Ах, я и забыла сказать, что дедушка Федор Андреевич Толстой, уезжая за границу снимать свои катаракты, вместе с дачей наделал отцу моему еще много подарков: во-первых, он купил для него чудную верховую лошадь, жеребца арабской породы, Гектора; потом подарил еще ньюфаундлендскую собаку Зюлему, которая у него всегда жила при этой даче; еще для балкона большой дорогой телескоп и наконец шестивесельный морской катер, чтобы кататься в нем по Неве. Дедушка хорошо знал вкусы своего крестника, а потому и все его подарки пришлись отцу моему по душе. Особенно влюбился папенька в своего красавца Гектора и всякий вечер гарцевал на нем перед публикой. И эта огневая лошадь слушалась его, как маленькая собачка. Очень я любила смотреть, как он удивляет всех своею молодецкою ездой. И ведь какой он был хитрый, как только никто ему не попадается навстречу, Гектор идет себе смирно, не ворохнется. Но только завидит папенька где-нибудь вдали людей, и в особенности дам, так этот страшный конь и взбесится, и пойдет выкидывать разные штуки, и становится на дыбы. Тут-то отец мой и сидит на коне, точно из одного куска с ним вырублен, и покоряет разъяренное животное своей воле. И публика, бывало, дивится, а встречные знакомые даже ему аплодируют. Я этого очень боялась, но тетки мне открыли за тайну, что папенька нарочно потихоньку бесит своего Гектора, а потом усмиряет его, и что это ему ничего не стоит.

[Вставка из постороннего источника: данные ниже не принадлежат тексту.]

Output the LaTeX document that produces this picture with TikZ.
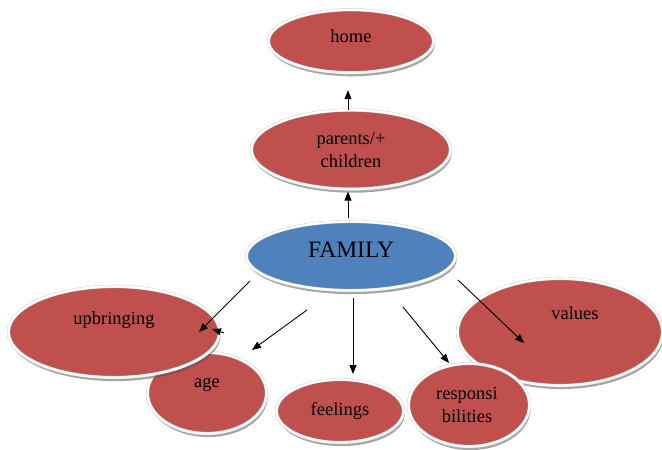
\documentclass[tikz,border=0pt]{standalone}
\usepackage{fontspec}
\setmainfont{Liberation Serif}
\usetikzlibrary{shapes,positioning,shadows,arrows.meta}
\definecolor{brick}{HTML}{C0504D}
\definecolor{steel}{HTML}{4F81BD}

\begin{document}
\begin{tikzpicture}
    [
      x=1pt, y=-1pt,
      blob/.style={ellipse, fill=brick, draw=black!20, double=white, double distance=2.4pt, inner sep=0pt,
        drop shadow={shadow xshift=1.2pt, shadow yshift=-3.6pt, fill=black!70}},
      txt/.style={font=\fontsize{18.5}{23}\selectfont, align=center},
      >={Triangle[length=9pt,width=7pt]}
    ]
    \useasboundingbox (0,0) rectangle (662,450);
    \node (age) [blob, minimum width=119pt, minimum height=81pt, label={[txt, yshift=8pt]center:age}] at (207,393) {};
    \node (upbringing) [blob, minimum width=211pt, minimum height=91pt, label={[txt, yshift=12pt]center:upbringing}] at (114,332) {};
    \node (feelings) [blob, minimum width=127pt, minimum height=63pt, label={[txt]center:feelings}] at (340,411) {};
    \node (values) [blob, minimum width=205pt, minimum height=107pt, label={[txt, xshift=15pt, yshift=19pt]center:values}] at (560,332) {};
    \node (responsibilities) [blob, minimum width=121pt, minimum height=83pt, label={[txt, xshift=-2pt]center:responsi\\bilities}] at (469,405) {};
    \node (family) [blob, fill=steel, minimum width=209pt, minimum height=69pt, label={[txt, font=\fontsize{23.5}{28}\selectfont, yshift=6pt]center:FAMILY}] at (351,256) {};
    \node (parents) [blob, above=32pt of family, minimum width=199pt, minimum height=79pt, label={[txt]center:parents/+\\children}] {};
    \node (home) [blob, above=37pt of parents, minimum width=165pt, minimum height=63pt, label={[txt, yshift=5pt]center:home}] {};
    \foreach \a/\ax/\ay/\b/\bx/\by in {family/-3/-38/parents/-3/42, parents/-3/-40/home/-3/49,
      family/-101/25/upbringing/85/0, family/-44/54/age/45/-43, family/2/42/feelings/13/-37,
      family/52/51/responsibilities/-20/-42, family/107/24/values/-36/11}
      \draw [->, line width=0.9pt] ([shift={(\ax,\ay)}]\a.center) -- ([shift={(\bx,\by)}]\b.center);
    \draw [->, line width=0.9pt] ([shift={(110,1)}]upbringing.center) -- ([shift={(98,-3)}]upbringing.center);
\end{tikzpicture}
\end{document}
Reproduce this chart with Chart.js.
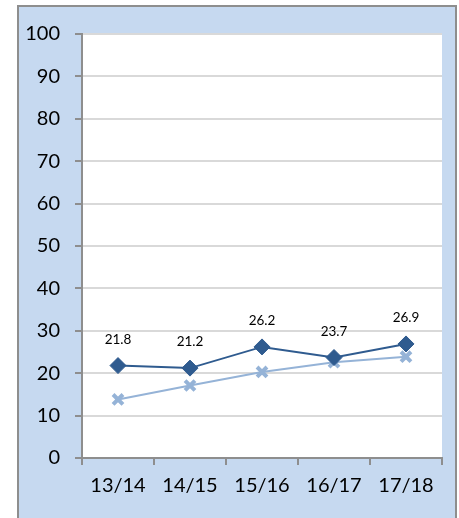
<!DOCTYPE html>
<html>
<head>
<meta charset="utf-8">
<script src="https://cdn.jsdelivr.net/npm/chart.js@4"></script>
<style>
html, body { margin: 0; padding: 0; background: #ffffff; }
#frame {
    position: absolute; left: 17px; top: 5px; width: 436px; height: 520px;
    background: #c6d9f0; border: 2px solid #8e8e8e; border-bottom: none;
}
#wrap { position: absolute; left: 0; top: 0; width: 436px; height: 511px; }
</style>
</head>
<body>
<div id="frame"><div id="wrap"><canvas id="lineChart"></canvas></div></div>
<script>
const seasons = ['13/14', '14/15', '15/16', '16/17', '17/18'];
const darkValues = [21.8, 21.2, 26.2, 23.7, 26.9];
const lightValues = [13.8, 17.1, 20.3, 22.6, 23.9];
const yTicks = [0, 10, 20, 30, 40, 50, 60, 70, 80, 90, 100];

// white plot area like the original
const plotBg = {
    id: 'plotBg',
    beforeDraw(chart) {
        const a = chart.chartArea;
        const c = chart.ctx;
        c.save();
        c.fillStyle = '#ffffff';
        c.fillRect(a.left, a.top, a.right - a.left, a.bottom - a.top);
        c.restore();
    }
};

// value labels over the dark series
const valueLabels = {
    id: 'valueLabels',
    afterDatasetsDraw(chart) {
        const c = chart.ctx;
        const meta = chart.getDatasetMeta(0);
        c.save();
        c.font = '13.5px Lato';
        c.fillStyle = '#000000';
        c.textAlign = 'center';
        c.textBaseline = 'middle';
        meta.data.forEach((pt, i) => {
            c.fillText(darkValues[i].toFixed(1), pt.x, pt.y - 26);
        });
        c.restore();
    }
};

let ctx = document.getElementById('lineChart');
let stock_Chart = new Chart(ctx, {
    type: 'line',
    data: {
        labels: seasons,
        datasets: [{
            label: 'dark',
            data: darkValues,
            borderColor: '#2f5b8f',
            backgroundColor: '#2f5b8f',
            borderWidth: 2,
            pointStyle: 'rectRot',
            pointRadius: 8,
            pointBorderWidth: 1,
        },
        {
            label: 'light',
            data: lightValues,
            borderColor: '#95b3d7',
            backgroundColor: '#95b3d7',
            borderWidth: 2,
            pointStyle: 'crossRot',
            pointRadius: 7,
            pointBorderWidth: 4,
        }]
    },
    options: {
        responsive: true,
        maintainAspectRatio: false,
        animation: false,
        layout: { padding: { top: 23, right: 13, left: 0, bottom: 0 } },
        plugins: { legend: { display: false }, tooltip: { enabled: false } },
        scales: {
            x: {
                offset: true,
                grid: { offset: true, drawOnChartArea: false, drawTicks: true, tickLength: 7, color: '#8e8e8e', lineWidth: 2 },
                border: { color: '#8e8e8e', width: 2 },
                ticks: { color: '#000000', font: { family: 'Lato', size: 20 }, padding: 9 },
                afterFit(scale) { scale.height = 60; }
            },
            y: {
                min: 0,
                max: 100,
                afterBuildTicks(scale) { scale.ticks = yTicks.map(v => ({ value: v })); },
                grid: { color: '#d9d9d9', lineWidth: 2, tickColor: '#8e8e8e', tickLength: 7 },
                border: { color: '#8e8e8e', width: 2 },
                ticks: { color: '#000000', font: { family: 'Lato', size: 20 }, padding: 15 },
                afterFit(scale) { scale.width = 63; }
            }
        }
    },
    plugins: [plotBg, valueLabels]
});
</script>
</body>
</html>
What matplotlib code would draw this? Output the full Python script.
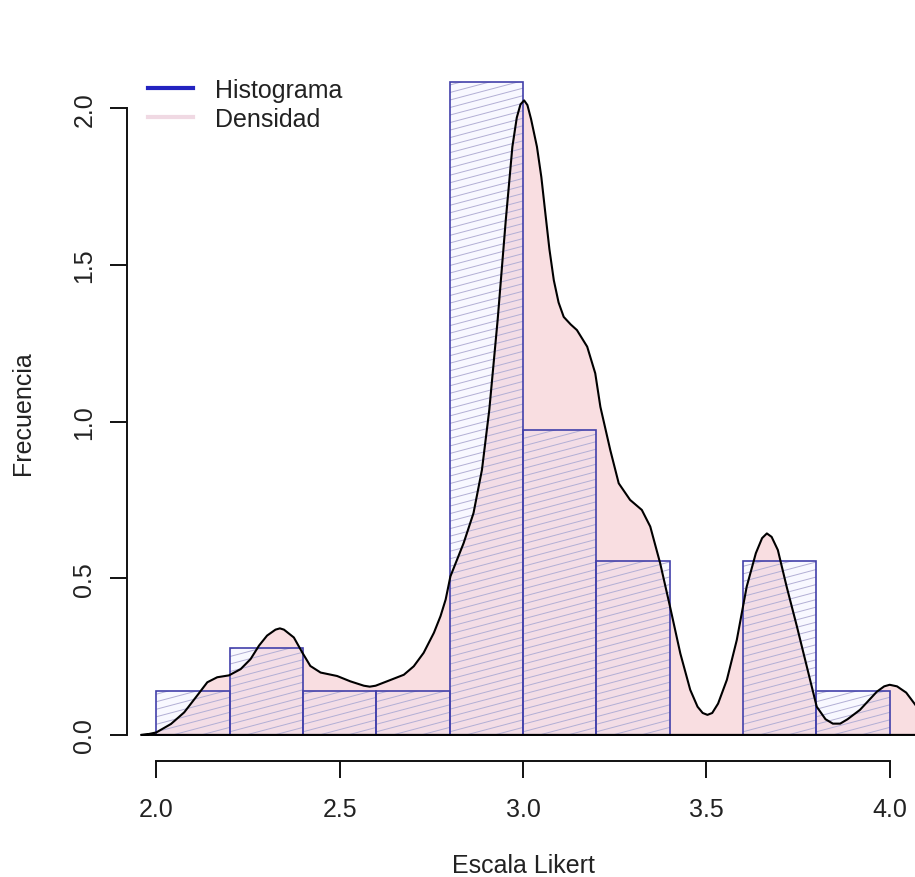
import numpy as np
import matplotlib
matplotlib.use("Agg")
import matplotlib.pyplot as plt
from matplotlib.collections import LineCollection
from matplotlib.lines import Line2D

plt.rcParams['font.family'] = ['Liberation Sans', 'DejaVu Sans']

# Histogram (density scale), bins of width 0.2 from 2.0 to 4.0
bin_edges = [2.0, 2.2, 2.4, 2.6, 2.8, 3.0, 3.2, 3.4, 3.6, 3.8]
bin_width = 0.2
bin_density = [0.139, 0.278, 0.139, 0.139, 2.083, 0.972, 0.556, 0.0, 0.556, 0.139]

# Kernel density estimate of the same scores
dens_x = [1.96, 1.98, 2.00, 2.04, 2.076, 2.111, 2.139, 2.166, 2.198, 2.23,
          2.257, 2.28, 2.302, 2.325, 2.337, 2.348, 2.375, 2.398, 2.42, 2.448,
          2.493, 2.529, 2.566, 2.582, 2.598, 2.629, 2.675, 2.702, 2.729, 2.757,
          2.775, 2.789, 2.802, 2.838, 2.865, 2.888, 2.908, 2.931, 2.953, 2.971,
          2.983, 2.993, 3.003, 3.012, 3.022, 3.038, 3.05, 3.061, 3.072, 3.084,
          3.097, 3.111, 3.13, 3.147, 3.175, 3.197, 3.211, 3.238, 3.261, 3.292,
          3.324, 3.347, 3.374, 3.401, 3.429, 3.456, 3.476, 3.49, 3.503, 3.516,
          3.532, 3.556, 3.583, 3.61, 3.635, 3.652, 3.665, 3.678, 3.695, 3.719,
          3.747, 3.774, 3.801, 3.825, 3.845, 3.865, 3.885, 3.919, 3.965, 3.985,
          4.0, 4.02, 4.045, 4.07, 4.10, 4.14]
dens_y = [0.0, 0.003, 0.008, 0.035, 0.072, 0.125, 0.168, 0.184, 0.19, 0.21,
          0.242, 0.285, 0.317, 0.336, 0.34, 0.336, 0.311, 0.263, 0.22, 0.199,
          0.188, 0.171, 0.157, 0.154, 0.157, 0.171, 0.192, 0.219, 0.262, 0.326,
          0.379, 0.432, 0.506, 0.612, 0.708, 0.846, 1.037, 1.327, 1.643, 1.877,
          1.97, 2.012, 2.025, 2.01, 1.965, 1.877, 1.78, 1.664, 1.55, 1.451,
          1.38, 1.334, 1.31, 1.292, 1.239, 1.154, 1.047, 0.909, 0.803, 0.75,
          0.718, 0.665, 0.548, 0.409, 0.26, 0.144, 0.09, 0.07, 0.064, 0.07,
          0.1, 0.176, 0.303, 0.473, 0.58, 0.628, 0.643, 0.632, 0.59, 0.473,
          0.346, 0.218, 0.09, 0.05, 0.036, 0.036, 0.05, 0.08, 0.138, 0.155,
          0.16, 0.155, 0.135, 0.096, 0.05, 0.0]

x_ticks = [2.0, 2.5, 3.0, 3.5, 4.0]
y_ticks = [0.0, 0.5, 1.0, 1.5, 2.0]

pink = '#f9dee1'
bar_edge = '#4240aa'
hatch_col = '#aaa6cc'
text_col = '#222222'
fsize = 18

fig = plt.figure(figsize=(9.15, 8.78), dpi=100)
ax = fig.add_axes([0.1388, 0.1321, 0.8656, 0.8030])
ax.set_xlim(1.92, 4.08)
ax.set_ylim(-0.0833, 2.1667)

# density area underneath the bars
ax.fill(dens_x, dens_y, facecolor=pink, edgecolor='none', zorder=1)

# histogram bars with slanted shading lines
bars = ax.bar(bin_edges, bin_density, width=bin_width, align='edge',
              facecolor=(0.85, 0.85, 1.0, 0.18), edgecolor=bar_edge,
              linewidth=1.2, zorder=3)
slope = 0.31
step = 0.024
for left, h, patch in zip(bin_edges, bin_density, bars):
    if h <= 0:
        continue
    starts = np.arange(-slope * bin_width, h + step, step)
    segs = [[(left, y0), (left + bin_width, y0 + slope * bin_width)] for y0 in starts]
    lc = LineCollection(segs, colors=hatch_col, linewidths=0.7, zorder=2)
    ax.add_collection(lc)
    lc.set_clip_path(patch)

# density outline (closed along the baseline)
ax.plot(dens_x + [dens_x[0]], dens_y + [dens_y[0]], color='black', lw=1.5,
        zorder=4, solid_joinstyle='round')

# R-style axes
for side in ['top', 'right']:
    ax.spines[side].set_visible(False)
ax.spines['left'].set_bounds(0, 2)
ax.spines['bottom'].set_bounds(2, 4)
for side in ['left', 'bottom']:
    ax.spines[side].set_linewidth(1.4)
    ax.spines[side].set_color('#111111')

ax.set_xticks(x_ticks)
ax.set_xticklabels([f'{v:.1f}' for v in x_ticks])
ax.set_yticks(y_ticks)
ax.set_yticklabels([f'{v:.1f}' for v in y_ticks], rotation=90, va='center')
ax.tick_params(axis='both', length=12, width=1.4, color='#111111',
               labelsize=fsize, labelcolor=text_col)
ax.tick_params(axis='x', pad=14)
ax.tick_params(axis='y', pad=10)

ax.set_xlabel('Escala Likert', fontsize=fsize, color=text_col)
ax.xaxis.set_label_coords(0.5, -0.1475)
ax.xaxis.label.set_va('center')
ax.set_ylabel('Frecuencia', fontsize=fsize, color=text_col)
ax.yaxis.set_label_coords(-0.1313, 0.495)
ax.yaxis.label.set_va('center')

handles = [Line2D([], [], color='#2323c0', lw=3),
           Line2D([], [], color='#f0d9e3', lw=3)]
ax.legend(handles, ['Histograma', 'Densidad'], loc='upper left',
          bbox_to_anchor=(0.0265, 0.969), frameon=False, borderpad=0,
          borderaxespad=0, handlelength=1.8, handletextpad=0.88,
          labelspacing=0.2, fontsize=fsize, labelcolor=text_col)

fig.savefig('out.png', dpi=100)
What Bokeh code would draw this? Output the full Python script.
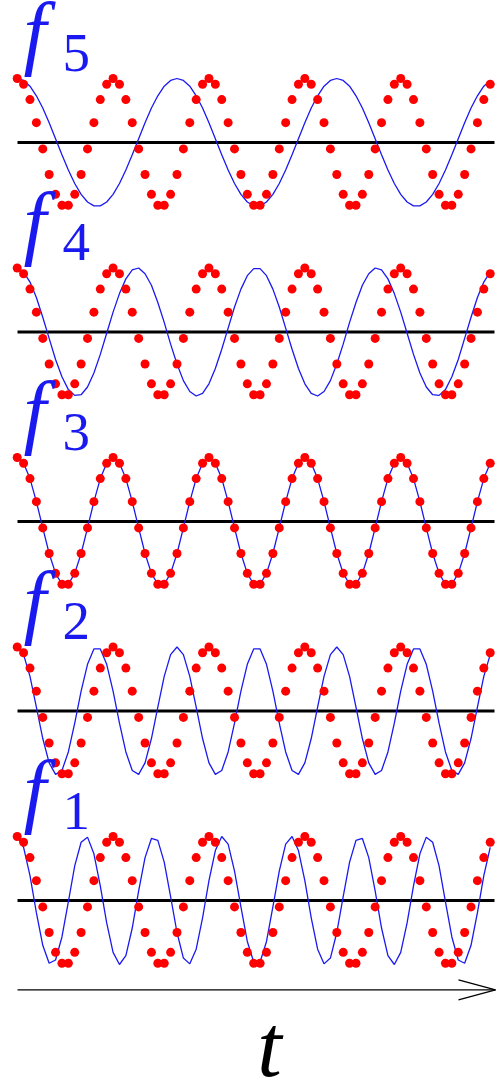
from bokeh.plotting import figure
from bokeh.models import Range1d
from bokeh.embed import file_html
from bokeh.resources import INLINE
from bokeh.core.properties import value

# sample index
n = list(range(75))

# red sampled signal (one period of 15 samples, repeated 5 times)
signal_period = [1.00, 0.91, 0.67, 0.31, -0.10, -0.50, -0.81, -0.98, -0.98, -0.81, -0.50, -0.10, 0.31, 0.67, 0.91]
signal = signal_period * 5

# blue basis functions
f5_period = [1.00, 0.97, 0.88, 0.73, 0.54, 0.31, 0.06, -0.19, -0.43, -0.64, -0.81, -0.93, -0.99,
             -0.99, -0.93, -0.81, -0.64, -0.43, -0.19, 0.06, 0.31, 0.54, 0.73, 0.88, 0.97]
f5 = f5_period * 3

f4 = [1.00, 0.94, 0.78, 0.54, 0.23, -0.10, -0.43, -0.70, -0.90, -0.99, -0.98, -0.86, -0.64, -0.35, -0.02,
      0.31, 0.60, 0.83, 0.97, 1.00, 0.91, 0.73, 0.46, 0.15, -0.19, -0.50, -0.76, -0.93, -1.00, -0.96,
      -0.81, -0.57, -0.27, 0.06, 0.39, 0.67, 0.88, 0.99,
      0.99, 0.88, 0.67, 0.39, 0.06, -0.27, -0.57, -0.81, -0.96, -1.00, -0.93, -0.76, -0.50, -0.19, 0.15,
      0.46, 0.73, 0.91, 1.00, 0.97, 0.83, 0.60, 0.31, -0.02, -0.35, -0.64, -0.86, -0.98, -0.99, -0.90,
      -0.70, -0.43, -0.10, 0.23, 0.54, 0.78, 0.94]

f3 = signal_period * 5

f2_period = [1.00, 0.88, 0.54, 0.06, -0.43, -0.81, -0.99, -0.93, -0.64, -0.19, 0.31, 0.73, 0.97,
             0.97, 0.73, 0.31, -0.19, -0.64, -0.93, -0.99, -0.81, -0.43, 0.06, 0.54, 0.88]
f2 = f2_period * 3

f1 = [1.00, 0.83, 0.39, -0.19, -0.70, -0.98, -0.93, -0.57, -0.02, 0.54, 0.91, 0.99, 0.73, 0.23, -0.35,
      -0.81, -1.00, -0.86, -0.43, 0.15, 0.67, 0.97, 0.94, 0.60, 0.06, -0.50, -0.90, -0.99, -0.76, -0.27,
      0.31, 0.78, 1.00, 0.88, 0.46, -0.10, -0.64, -0.96,
      -0.96, -0.64, -0.10, 0.46, 0.88, 1.00, 0.78, 0.31, -0.27, -0.76, -0.99, -0.90, -0.50, 0.06, 0.60,
      0.94, 0.97, 0.67, 0.15, -0.43, -0.86, -1.00, -0.81, -0.35, 0.23, 0.73, 0.99, 0.91, 0.54, -0.02,
      -0.57, -0.93, -0.98, -0.70, -0.19, 0.39, 0.83]

panel_labels = ["5", "4", "3", "2", "1"]
panel_series = [f5, f4, f3, f2, f1]
axis_label = "t"

# ---- layout (screen-pixel based) ----
PX = 6.392      # pixels per sample
X0 = 16.7       # screen x of sample 0
AMP = 64.0      # pixels per unit amplitude
centers = [142.0, 331.5, 521.0, 710.5, 900.0]
W, H = 496, 1083

def sx(px):
    return (px - X0) / PX

def sy(py):
    return -py / AMP

BLUE = "#1a1af0"
RED = "#ff0000"

p = figure(width=W, height=H,
           x_range=Range1d(sx(0), sx(W)), y_range=Range1d(sy(H), sy(0)),
           output_backend="svg", toolbar_location=None, min_border=0,
           x_axis_type=None, y_axis_type=None)
p.grid.visible = False
p.outline_line_color = None
p.background_fill_color = "white"
p.border_fill_color = "white"

for lab, ser, c in zip(panel_labels, panel_series, centers):
    off = sy(c)
    p.segment(x0=[sx(17)], y0=[off], x1=[sx(494)], y1=[off], line_color="black", line_width=3)
    p.line(n, [off + v for v in ser], line_color=BLUE, line_width=1.3)
    p.scatter(n, [off + v for v in signal], size=9, fill_color=RED, line_color=RED, line_width=0)
    p.text(x=[sx(23)], y=[sy(c - 111)], text=["f"], text_font=value("Liberation Serif"),
           text_font_style="italic", text_font_size="82px", text_color=BLUE,
           text_align="left", text_baseline="alphabetic")
    p.text(x=[sx(62)], y=[sy(c - 90)], text=[lab], text_font=value("Liberation Serif"),
           text_font_size="55px", text_color=BLUE,
           text_align="left", text_baseline="alphabetic")

# time axis arrow
ay = sy(989.3)
p.segment(x0=[sx(17)], y0=[ay], x1=[sx(495)], y1=[ay], line_color="black", line_width=1.3)
p.segment(x0=[sx(458), sx(458)], y0=[sy(979.3), sy(999.3)], x1=[sx(495), sx(495)], y1=[ay, ay],
          line_color="black", line_width=1.3)
p.text(x=[sx(269)], y=[sy(1046)], text=[axis_label], text_font=value("Liberation Serif"),
       text_font_style="italic", text_font_size="88px", text_color="black",
       text_align="center", text_baseline="alphabetic")

open("out.html", "w").write(file_html(p, INLINE))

Ньюфаундлендку Зюлемку, дочь почтенных, украшенных медалями, родителей, папенька тоже залюбил без памяти и всегда купал ее при дамах сам. Но зато, когда мужчины наши ездили на катере купаться на Лавалев берег, то эту свободную американскую гражданку принуждены были покрепче запирать в сарай, а то она никак не могла привыкнуть к тому, что на Неве ей не надо спасать купающихся людей. И из этого выходили постоянные скандалы: чуть, бывало, недоглядят, Зюлема тут как тут, схватит какого-нибудь несчастного купальщика за волосы и давай его спасать.
Да и последний подарок дедушки, чудный телескоп, у нас на террасе составлял положительное блаженство всех кавалеров. Бывало, у них из-за него дело доходило чуть не до драки: всякому хотелось завладеть им прежде другого и навести его на купальщиц на Лавалевой даче[199]
. И как только счастливец наведет его, так ему и кажется, что все эти голые женщины совсем около него, тут у нас на террасе. Дивный был телескоп. После, когда папенька ставил его на крыше Академии и смотрел на город Кронштадт, то ясно были видны все улицы и люди, которые по ним ходили. Помню, что я, грешница, раз рано утром, когда на террасе у нас никого не было, тоже навела телескоп на Лавалев берег, и представьте себе, как я испугалась, когда совсем около меня очутились Василий Андреевич и Александра Михайловна Каратыгины, которые, пользуясь утречком, изволили купаться на Неве «maritalement»[200], вдвоем. Уморительно, как-то особенно нежно, Александра Михайловна поливала своего мастодонта-мужа водою из детской кружечки.